* START Data extract *

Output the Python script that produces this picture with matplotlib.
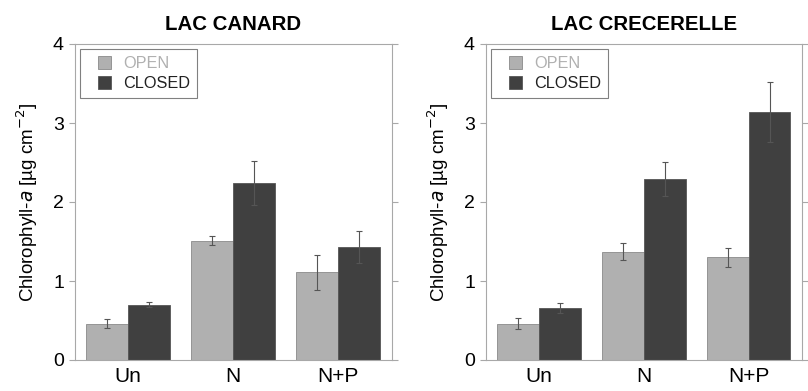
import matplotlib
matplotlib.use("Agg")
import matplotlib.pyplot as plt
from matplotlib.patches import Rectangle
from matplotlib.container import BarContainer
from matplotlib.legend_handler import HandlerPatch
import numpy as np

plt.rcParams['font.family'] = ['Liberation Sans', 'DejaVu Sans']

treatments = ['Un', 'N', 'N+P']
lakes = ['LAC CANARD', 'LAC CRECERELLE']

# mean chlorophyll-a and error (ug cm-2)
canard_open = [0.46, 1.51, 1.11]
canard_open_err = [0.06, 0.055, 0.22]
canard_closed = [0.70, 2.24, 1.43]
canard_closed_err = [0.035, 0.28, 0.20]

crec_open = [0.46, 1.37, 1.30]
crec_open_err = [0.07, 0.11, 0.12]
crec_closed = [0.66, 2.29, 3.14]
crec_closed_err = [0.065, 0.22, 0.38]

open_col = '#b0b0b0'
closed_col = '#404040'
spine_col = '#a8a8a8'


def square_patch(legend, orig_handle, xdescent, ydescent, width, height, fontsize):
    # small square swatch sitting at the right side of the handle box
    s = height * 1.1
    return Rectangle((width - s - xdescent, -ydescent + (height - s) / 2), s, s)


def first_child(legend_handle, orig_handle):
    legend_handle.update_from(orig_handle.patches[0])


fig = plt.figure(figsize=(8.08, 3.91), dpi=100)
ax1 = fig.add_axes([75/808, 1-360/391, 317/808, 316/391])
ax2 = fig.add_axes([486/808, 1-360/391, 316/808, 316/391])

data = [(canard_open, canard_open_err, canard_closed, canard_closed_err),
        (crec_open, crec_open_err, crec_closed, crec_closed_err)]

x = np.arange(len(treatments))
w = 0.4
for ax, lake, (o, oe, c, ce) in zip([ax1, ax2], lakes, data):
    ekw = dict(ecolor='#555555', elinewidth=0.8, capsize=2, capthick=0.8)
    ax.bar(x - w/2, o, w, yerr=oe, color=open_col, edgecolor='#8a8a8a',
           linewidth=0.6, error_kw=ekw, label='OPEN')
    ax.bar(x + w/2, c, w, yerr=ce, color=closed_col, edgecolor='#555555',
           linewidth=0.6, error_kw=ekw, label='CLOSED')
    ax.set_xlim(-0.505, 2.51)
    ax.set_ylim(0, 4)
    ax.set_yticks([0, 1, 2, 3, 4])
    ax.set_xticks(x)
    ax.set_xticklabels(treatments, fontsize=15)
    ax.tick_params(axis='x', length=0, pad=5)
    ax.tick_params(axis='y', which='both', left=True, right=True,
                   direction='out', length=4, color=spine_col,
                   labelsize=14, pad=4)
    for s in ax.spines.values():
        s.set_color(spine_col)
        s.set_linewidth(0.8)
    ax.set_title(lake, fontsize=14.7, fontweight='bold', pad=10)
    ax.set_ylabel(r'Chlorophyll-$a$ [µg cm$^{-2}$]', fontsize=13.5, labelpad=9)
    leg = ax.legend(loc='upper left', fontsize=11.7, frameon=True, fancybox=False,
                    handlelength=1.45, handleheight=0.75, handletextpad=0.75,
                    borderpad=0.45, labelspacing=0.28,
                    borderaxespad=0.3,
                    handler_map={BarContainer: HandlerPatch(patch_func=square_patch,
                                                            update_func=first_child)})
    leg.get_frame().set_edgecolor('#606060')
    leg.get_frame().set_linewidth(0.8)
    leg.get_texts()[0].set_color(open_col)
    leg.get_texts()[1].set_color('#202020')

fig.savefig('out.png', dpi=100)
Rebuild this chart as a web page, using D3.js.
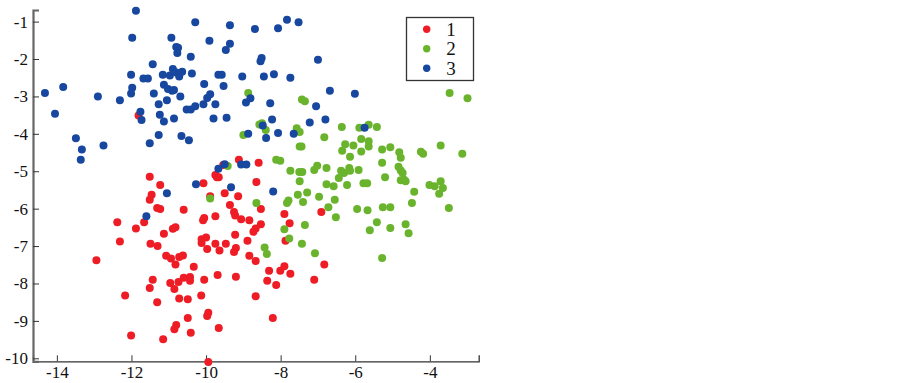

* END Data extract *

**Written problem:**
The records above are to be reproduced exactly; the pictures are to be left out.

**Full output:**
Output the Python script that produces this picture with matplotlib.
import matplotlib
matplotlib.use("Agg")
import matplotlib.pyplot as plt
from matplotlib.patches import Rectangle
from matplotlib.container import BarContainer
from matplotlib.legend_handler import HandlerPatch
import numpy as np

plt.rcParams['font.family'] = ['Liberation Sans', 'DejaVu Sans']

treatments = ['Un', 'N', 'N+P']
lakes = ['LAC CANARD', 'LAC CRECERELLE']

# mean chlorophyll-a and error (ug cm-2)
canard_open = [0.46, 1.51, 1.11]
canard_open_err = [0.06, 0.055, 0.22]
canard_closed = [0.70, 2.24, 1.43]
canard_closed_err = [0.035, 0.28, 0.20]

crec_open = [0.46, 1.37, 1.30]
crec_open_err = [0.07, 0.11, 0.12]
crec_closed = [0.66, 2.29, 3.14]
crec_closed_err = [0.065, 0.22, 0.38]

open_col = '#b0b0b0'
closed_col = '#404040'
spine_col = '#a8a8a8'


def square_patch(legend, orig_handle, xdescent, ydescent, width, height, fontsize):
    # small square swatch sitting at the right side of the handle box
    s = height * 1.1
    return Rectangle((width - s - xdescent, -ydescent + (height - s) / 2), s, s)


def first_child(legend_handle, orig_handle):
    legend_handle.update_from(orig_handle.patches[0])


fig = plt.figure(figsize=(8.08, 3.91), dpi=100)
ax1 = fig.add_axes([75/808, 1-360/391, 317/808, 316/391])
ax2 = fig.add_axes([486/808, 1-360/391, 316/808, 316/391])

data = [(canard_open, canard_open_err, canard_closed, canard_closed_err),
        (crec_open, crec_open_err, crec_closed, crec_closed_err)]

x = np.arange(len(treatments))
w = 0.4
for ax, lake, (o, oe, c, ce) in zip([ax1, ax2], lakes, data):
    ekw = dict(ecolor='#555555', elinewidth=0.8, capsize=2, capthick=0.8)
    ax.bar(x - w/2, o, w, yerr=oe, color=open_col, edgecolor='#8a8a8a',
           linewidth=0.6, error_kw=ekw, label='OPEN')
    ax.bar(x + w/2, c, w, yerr=ce, color=closed_col, edgecolor='#555555',
           linewidth=0.6, error_kw=ekw, label='CLOSED')
    ax.set_xlim(-0.505, 2.51)
    ax.set_ylim(0, 4)
    ax.set_yticks([0, 1, 2, 3, 4])
    ax.set_xticks(x)
    ax.set_xticklabels(treatments, fontsize=15)
    ax.tick_params(axis='x', length=0, pad=5)
    ax.tick_params(axis='y', which='both', left=True, right=True,
                   direction='out', length=4, color=spine_col,
                   labelsize=14, pad=4)
    for s in ax.spines.values():
        s.set_color(spine_col)
        s.set_linewidth(0.8)
    ax.set_title(lake, fontsize=14.7, fontweight='bold', pad=10)
    ax.set_ylabel(r'Chlorophyll-$a$ [µg cm$^{-2}$]', fontsize=13.5, labelpad=9)
    leg = ax.legend(loc='upper left', fontsize=11.7, frameon=True, fancybox=False,
                    handlelength=1.45, handleheight=0.75, handletextpad=0.75,
                    borderpad=0.45, labelspacing=0.28,
                    borderaxespad=0.3,
                    handler_map={BarContainer: HandlerPatch(patch_func=square_patch,
                                                            update_func=first_child)})
    leg.get_frame().set_edgecolor('#606060')
    leg.get_frame().set_linewidth(0.8)
    leg.get_texts()[0].set_color(open_col)
    leg.get_texts()[1].set_color('#202020')

fig.savefig('out.png', dpi=100)
Rebuild this chart as a web page, using D3.js.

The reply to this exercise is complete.